Una testimonianza iconografica altomedievale dell’ariete è una scultura del VI-VII secolo, ritrovata durante recenti scavi archeologici e rappresentata da un cervo maschio con grandi corna spiraliformi. Raffigurato nel mondo cristiano come simbolo di Cristo-Agnello sacrificale, la sua presenza nel mondo medievale prevale per il suo carattere astrale nella costellazione che segna l’inizio della primavera (mentre la sua riproduzione nell’araldica è poco rappresentativa).
Importante nell’alto Medioevo è infine la figura del drago. Animale immaginario, mostro terrificante, è protagonista di storie e leggende dell’area occidentale, specialmente nell’ambito culturale inglese.

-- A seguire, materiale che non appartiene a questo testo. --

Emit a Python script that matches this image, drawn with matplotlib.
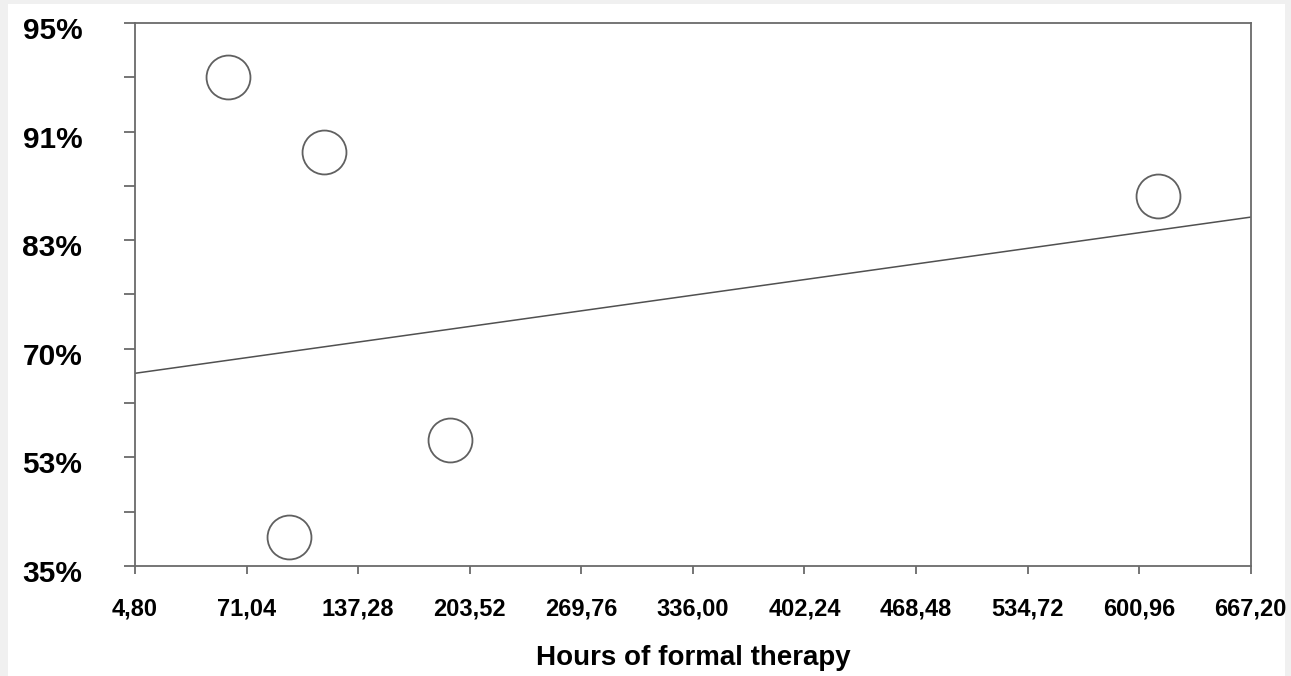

Il drago, il cui aspetto fantastico, vario e multiforme è noto a tutti, è il nemico vinto e vincitore nel più antico poema epico della letteratura epica in volgare, Beowulf, dell’VIII secolo, dove il principe scandinavo Beowulf combatte il drago che terrorizzava il suo popolo e poi da lui viene ucciso. Altro drago della tradizione anglosassone è il mostro Nisaeg che nel 565 (secondo un racconto di san Colombano) avrebbe ucciso un uomo che nuotava nel lago di Loch in Scozia: si tratta di Nessie, il mostro di Loch Ness la cui leggenda è arrivata fino a noi. E infine: il racconto cristiano di san Giorgio e il drago, dove il santo, uccisore di un drago in procinto di divorare una giovane principessa, diventa il simbolo del nemico dei draghi per antonomasia, reinterpretando la vicenda cristiana della lotta dell’arcangelo Michele contro Lucifero e il racconto pagano del drago ucciso da Sigfrido.